Since the 1980s, Americans over all have been eating more grains, produce, cereals and vegetable oils, while generally lowering their intake of red meat, whole milk and eggs, Ms. Hite said, and yet the population is fatter and sicker than ever.

“Despite the unavoidable conclusion that the guidelines have failed in some fundamental way,” she said, “the response from the advisory committee seems to be that an even more restricted list of acceptable foods will, this time around, do the trick.”

The (dietary fat) hypothesis became accepted as truth before it was properly tested. Public health bureaucracies adopted and enshrined this unproven dogma. The hypothesis became immortalized in the mammoth institutions of public health. And the normally self-correcting mechanism of science, which involves constantly challenging one’s own beliefs, was disabled. While good science should be ruled by skepticism and self-doubt, the field of nutrition has instead been shaped by passions verging on zealotry. And the whole system by which ideas are canonized as fact seems to have failed us.

Once ideas about fat and cholesterol became adopted by official institutions, even prominent experts in the field found it nearly impossible to challenge them.

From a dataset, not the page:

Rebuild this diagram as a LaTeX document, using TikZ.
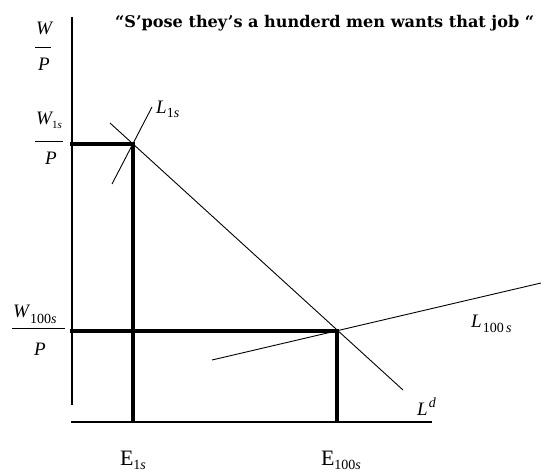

One of the twentieth century’s most revered nutrition scientists, the organic chemist David Kritchevsky, discovered his thirty years ago when, on a panel for the National Academy of Sciences, he suggested loosening the restrictions on dietary fat.

The whole piece is worth reading.

Despite the clear evidence of the failure of government nutrition “recommendations”, nanny statists have not given up trying to "improve" our diets. One of their latest recommendations is that we reduce consumption of red meat in order to reduce global warming....seriously.